• TASK GOAL: All of the material should be reproduced exactly, with pictures left out.

• DATA:
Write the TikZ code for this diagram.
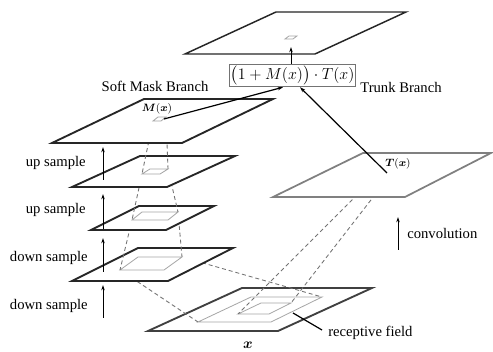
\documentclass[tikz,border=0pt]{standalone}
\usepackage{fontspec}
\setmainfont{Liberation Serif}
\usepackage{amsmath}
\usetikzlibrary{arrows.meta,calc}
\tikzset{
  plane/.style={draw=black!85, line width=1.4pt, fill=white, line join=miter},
  xplane/.style={draw=black!75, line width=1.4pt, fill=white, line join=miter},
  tplane/.style={draw=black!50, line width=1.3pt, fill=white, line join=miter},
  outplane/.style={draw=black!85, line width=1.1pt, fill=white, line join=miter},
  field/.style={draw=black!35, line width=0.6pt},
  proj/.style={draw=black!55, line width=0.65pt, dash pattern=on 3pt off 2.2pt},
  uparrow/.style={draw=black, line width=0.7pt, -{Stealth[length=4pt,width=2.6pt]}},
  lbl/.style={font=\fontsize{11}{13}\selectfont, inner sep=0pt},
  small/.style={font=\fontsize{8.5}{10}\selectfont, inner sep=0pt},
}
\begin{document}
\begin{tikzpicture}[x=0.75pt,y=-0.75pt]
\useasboundingbox (0,0) rectangle (493,352);

% ---- input plane x
\draw[xplane] (242,288) -- (372,288) -- (278,331) -- (148,331) -- cycle;
\coordinate (xoTL) at (251,297); \coordinate (xoTR) at (322,297);
\coordinate (xoBR) at (271,322); \coordinate (xoBL) at (198,322);
\coordinate (xiTL) at (261,303); \coordinate (xiTR) at (291,303);
\coordinate (xiBR) at (269,314); \coordinate (xiBL) at (238,314);
\draw[field] (xoTL) -- (xoTR) -- (xoBR) -- (xoBL) -- cycle;
\draw[field] (xiTL) -- (xiTR) -- (xiBR) -- (xiBL) -- cycle;

% ---- trunk projections
\coordinate (tsL) at (372,180); \coordinate (tsR) at (388,178);
\draw[proj] (tsL) -- (xiBL);
\draw[proj] (tsR) -- (xiTR);

% ---- plane 4
\coordinate (p4BL) at (120,270); \coordinate (p4TL) at (138,257);
\coordinate (p4TR) at (182,257); \coordinate (p4BR) at (164,270);
\draw[proj] (p4BL) -- (xoBL);
\draw[proj] (p4TR) -- (xoTR);
\draw[plane] (138,248) -- (233,248) -- (168,281) -- (72,281) -- cycle;
\draw[field] (p4BL) -- (p4TL) -- (p4TR) -- (p4BR) -- cycle;

% ---- plane 3
\coordinate (p3BL) at (132,220); \coordinate (p3TL) at (142,212);
\coordinate (p3TR) at (178,212); \coordinate (p3BR) at (168,220);
\draw[proj] (p3BL) -- (p4BL);
\draw[proj] (p3TR) -- (p4TR);
\draw[plane] (139,206) -- (214,206) -- (166,230) -- (91,230) -- cycle;
\draw[field] (p3BL) -- (p3TL) -- (p3TR) -- (p3BR) -- cycle;

% ---- plane 2
\coordinate (p2BL) at (142,174); \coordinate (p2TL) at (150,169);
\coordinate (p2TR) at (168,169); \coordinate (p2BR) at (160,174);
\draw[proj] (p2BL) -- (p3BL);
\draw[proj] (p2TR) -- (p3TR);
\draw[plane] (140,156) -- (235,156) -- (167,187) -- (72,187) -- cycle;
\draw[field] (p2BL) -- (p2TL) -- (p2TR) -- (p2BR) -- cycle;

% ---- plane 1 (M(x))
\coordinate (p1BL) at (153,121); \coordinate (p1TL) at (158,117);
\coordinate (p1TR) at (166,117); \coordinate (p1BR) at (161,121);
\draw[proj] (p1BL) -- (p2BL);
\draw[proj] (p1TR) -- (p2TR);
\draw[plane] (144,99) -- (273,99) -- (182,143) -- (52,143) -- cycle;
\draw[field] (p1BL) -- (p1TL) -- (p1TR) -- (p1BR) -- cycle;
\node[small] (mlbl) at (157,109) {$\boldsymbol{M}(\boldsymbol{x})$};

% ---- trunk plane T(x)
\draw[tplane] (363,153) -- (491,153) -- (405,197) -- (273,197) -- cycle;
\node[small] (tlbl) at (398,164) {$\boldsymbol{T}(\boldsymbol{x})$};
\coordinate (tsrc) at (387,173);

% ---- output plane
\draw[outplane] (276,12) -- (406,12) -- (315,54) -- (185,54) -- cycle;
\coordinate (oBL) at (285,39); \coordinate (oTL) at (289,36);
\coordinate (oTR) at (297,36); \coordinate (oBR) at (293,39);
\draw[field] (oBL) -- (oTL) -- (oTR) -- (oBR) -- cycle;
\coordinate (otgt) at (291,47);

% ---- formula box
\node[draw=black!55, line width=0.6pt, fill=white, minimum width=91pt,
      minimum height=17pt, inner sep=1pt, font=\fontsize{12}{14}\selectfont]
  (fbox) at (292.5,75.5) {$\bigl(1+M(x)\bigr)\cdot T(x)$};

% ---- connectors to/from formula
\coordinate (msrc) at (164,119);
\draw[uparrow, line width=0.9pt] (msrc) -- ($(fbox.south)+(-9.5,0)$);
\draw[uparrow, line width=0.9pt] (tsrc) -- ($(fbox.south)+(7.5,0)$);
\draw[uparrow] ($(fbox.north)+(-1.5,0)$) -- (otgt);

% ---- branch labels
\node[lbl] (softlbl) at (155,86) {Soft Mask Branch};
\node[lbl] (trunklbl) at (401,87) {Trunk Branch};

% ---- left arrows and labels
\coordinate (a1s) at (103,180); \coordinate (a1e) at (103,147);
\coordinate (a2s) at (103,229); \coordinate (a2e) at (103,194);
\coordinate (a3s) at (103,272); \coordinate (a3e) at (103,238);
\coordinate (a4s) at (103,318); \coordinate (a4e) at (103,285);
\draw[uparrow] (a1s) -- (a1e);
\draw[uparrow] (a2s) -- (a2e);
\draw[uparrow] (a3s) -- (a3e);
\draw[uparrow] (a4s) -- (a4e);
\node[lbl, anchor=east] (l1) at (86,163) {up sample};
\node[lbl, anchor=east] (l2) at (86,210) {up sample};
\node[lbl, anchor=east] (l3) at (88,258) {down sample};
\node[lbl, anchor=east] (l4) at (88,306) {down sample};

% ---- convolution
\coordinate (cs) at (398,250); \coordinate (ce) at (398,217);
\draw[uparrow] (cs) -- (ce);
\node[lbl, anchor=west] (convlbl) at (407,233) {convolution};

% ---- receptive field
\node[lbl, anchor=west] (rflbl) at (328,333) {receptive field};
\coordinate (rfpt) at (293,313);
\draw[black, line width=0.9pt] (rflbl.west) ++(-6,-3) coordinate (rfs) (rfs) -- (rfpt);

% ---- x label
\node[font=\fontsize{11}{13}\selectfont, inner sep=0pt] (xlbl) at (248,345) {$\boldsymbol{x}$};
\end{tikzpicture}
\end{document}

• ANSWER TO THE PROBLEM:
Write the TikZ code for this diagram.
\documentclass[tikz,border=0pt]{standalone}
\usepackage{fontspec}
\setmainfont{Liberation Serif}
\usepackage{amsmath}
\usetikzlibrary{arrows.meta,calc}
\tikzset{
  plane/.style={draw=black!85, line width=1.4pt, fill=white, line join=miter},
  xplane/.style={draw=black!75, line width=1.4pt, fill=white, line join=miter},
  tplane/.style={draw=black!50, line width=1.3pt, fill=white, line join=miter},
  outplane/.style={draw=black!85, line width=1.1pt, fill=white, line join=miter},
  field/.style={draw=black!35, line width=0.6pt},
  proj/.style={draw=black!55, line width=0.65pt, dash pattern=on 3pt off 2.2pt},
  uparrow/.style={draw=black, line width=0.7pt, -{Stealth[length=4pt,width=2.6pt]}},
  lbl/.style={font=\fontsize{11}{13}\selectfont, inner sep=0pt},
  small/.style={font=\fontsize{8.5}{10}\selectfont, inner sep=0pt},
}
\begin{document}
\begin{tikzpicture}[x=0.75pt,y=-0.75pt]
\useasboundingbox (0,0) rectangle (493,352);

% ---- input plane x
\draw[xplane] (242,288) -- (372,288) -- (278,331) -- (148,331) -- cycle;
\coordinate (xoTL) at (251,297); \coordinate (xoTR) at (322,297);
\coordinate (xoBR) at (271,322); \coordinate (xoBL) at (198,322);
\coordinate (xiTL) at (261,303); \coordinate (xiTR) at (291,303);
\coordinate (xiBR) at (269,314); \coordinate (xiBL) at (238,314);
\draw[field] (xoTL) -- (xoTR) -- (xoBR) -- (xoBL) -- cycle;
\draw[field] (xiTL) -- (xiTR) -- (xiBR) -- (xiBL) -- cycle;

% ---- trunk projections
\coordinate (tsL) at (372,180); \coordinate (tsR) at (388,178);
\draw[proj] (tsL) -- (xiBL);
\draw[proj] (tsR) -- (xiTR);

% ---- plane 4
\coordinate (p4BL) at (120,270); \coordinate (p4TL) at (138,257);
\coordinate (p4TR) at (182,257); \coordinate (p4BR) at (164,270);
\draw[proj] (p4BL) -- (xoBL);
\draw[proj] (p4TR) -- (xoTR);
\draw[plane] (138,248) -- (233,248) -- (168,281) -- (72,281) -- cycle;
\draw[field] (p4BL) -- (p4TL) -- (p4TR) -- (p4BR) -- cycle;

% ---- plane 3
\coordinate (p3BL) at (132,220); \coordinate (p3TL) at (142,212);
\coordinate (p3TR) at (178,212); \coordinate (p3BR) at (168,220);
\draw[proj] (p3BL) -- (p4BL);
\draw[proj] (p3TR) -- (p4TR);
\draw[plane] (139,206) -- (214,206) -- (166,230) -- (91,230) -- cycle;
\draw[field] (p3BL) -- (p3TL) -- (p3TR) -- (p3BR) -- cycle;

% ---- plane 2
\coordinate (p2BL) at (142,174); \coordinate (p2TL) at (150,169);
\coordinate (p2TR) at (168,169); \coordinate (p2BR) at (160,174);
\draw[proj] (p2BL) -- (p3BL);
\draw[proj] (p2TR) -- (p3TR);
\draw[plane] (140,156) -- (235,156) -- (167,187) -- (72,187) -- cycle;
\draw[field] (p2BL) -- (p2TL) -- (p2TR) -- (p2BR) -- cycle;

% ---- plane 1 (M(x))
\coordinate (p1BL) at (153,121); \coordinate (p1TL) at (158,117);
\coordinate (p1TR) at (166,117); \coordinate (p1BR) at (161,121);
\draw[proj] (p1BL) -- (p2BL);
\draw[proj] (p1TR) -- (p2TR);
\draw[plane] (144,99) -- (273,99) -- (182,143) -- (52,143) -- cycle;
\draw[field] (p1BL) -- (p1TL) -- (p1TR) -- (p1BR) -- cycle;
\node[small] (mlbl) at (157,109) {$\boldsymbol{M}(\boldsymbol{x})$};

% ---- trunk plane T(x)
\draw[tplane] (363,153) -- (491,153) -- (405,197) -- (273,197) -- cycle;
\node[small] (tlbl) at (398,164) {$\boldsymbol{T}(\boldsymbol{x})$};
\coordinate (tsrc) at (387,173);

% ---- output plane
\draw[outplane] (276,12) -- (406,12) -- (315,54) -- (185,54) -- cycle;
\coordinate (oBL) at (285,39); \coordinate (oTL) at (289,36);
\coordinate (oTR) at (297,36); \coordinate (oBR) at (293,39);
\draw[field] (oBL) -- (oTL) -- (oTR) -- (oBR) -- cycle;
\coordinate (otgt) at (291,47);

% ---- formula box
\node[draw=black!55, line width=0.6pt, fill=white, minimum width=91pt,
      minimum height=17pt, inner sep=1pt, font=\fontsize{12}{14}\selectfont]
  (fbox) at (292.5,75.5) {$\bigl(1+M(x)\bigr)\cdot T(x)$};

% ---- connectors to/from formula
\coordinate (msrc) at (164,119);
\draw[uparrow, line width=0.9pt] (msrc) -- ($(fbox.south)+(-9.5,0)$);
\draw[uparrow, line width=0.9pt] (tsrc) -- ($(fbox.south)+(7.5,0)$);
\draw[uparrow] ($(fbox.north)+(-1.5,0)$) -- (otgt);

% ---- branch labels
\node[lbl] (softlbl) at (155,86) {Soft Mask Branch};
\node[lbl] (trunklbl) at (401,87) {Trunk Branch};

% ---- left arrows and labels
\coordinate (a1s) at (103,180); \coordinate (a1e) at (103,147);
\coordinate (a2s) at (103,229); \coordinate (a2e) at (103,194);
\coordinate (a3s) at (103,272); \coordinate (a3e) at (103,238);
\coordinate (a4s) at (103,318); \coordinate (a4e) at (103,285);
\draw[uparrow] (a1s) -- (a1e);
\draw[uparrow] (a2s) -- (a2e);
\draw[uparrow] (a3s) -- (a3e);
\draw[uparrow] (a4s) -- (a4e);
\node[lbl, anchor=east] (l1) at (86,163) {up sample};
\node[lbl, anchor=east] (l2) at (86,210) {up sample};
\node[lbl, anchor=east] (l3) at (88,258) {down sample};
\node[lbl, anchor=east] (l4) at (88,306) {down sample};

% ---- convolution
\coordinate (cs) at (398,250); \coordinate (ce) at (398,217);
\draw[uparrow] (cs) -- (ce);
\node[lbl, anchor=west] (convlbl) at (407,233) {convolution};

% ---- receptive field
\node[lbl, anchor=west] (rflbl) at (328,333) {receptive field};
\coordinate (rfpt) at (293,313);
\draw[black, line width=0.9pt] (rflbl.west) ++(-6,-3) coordinate (rfs) (rfs) -- (rfpt);

% ---- x label
\node[font=\fontsize{11}{13}\selectfont, inner sep=0pt] (xlbl) at (248,345) {$\boldsymbol{x}$};
\end{tikzpicture}
\end{document}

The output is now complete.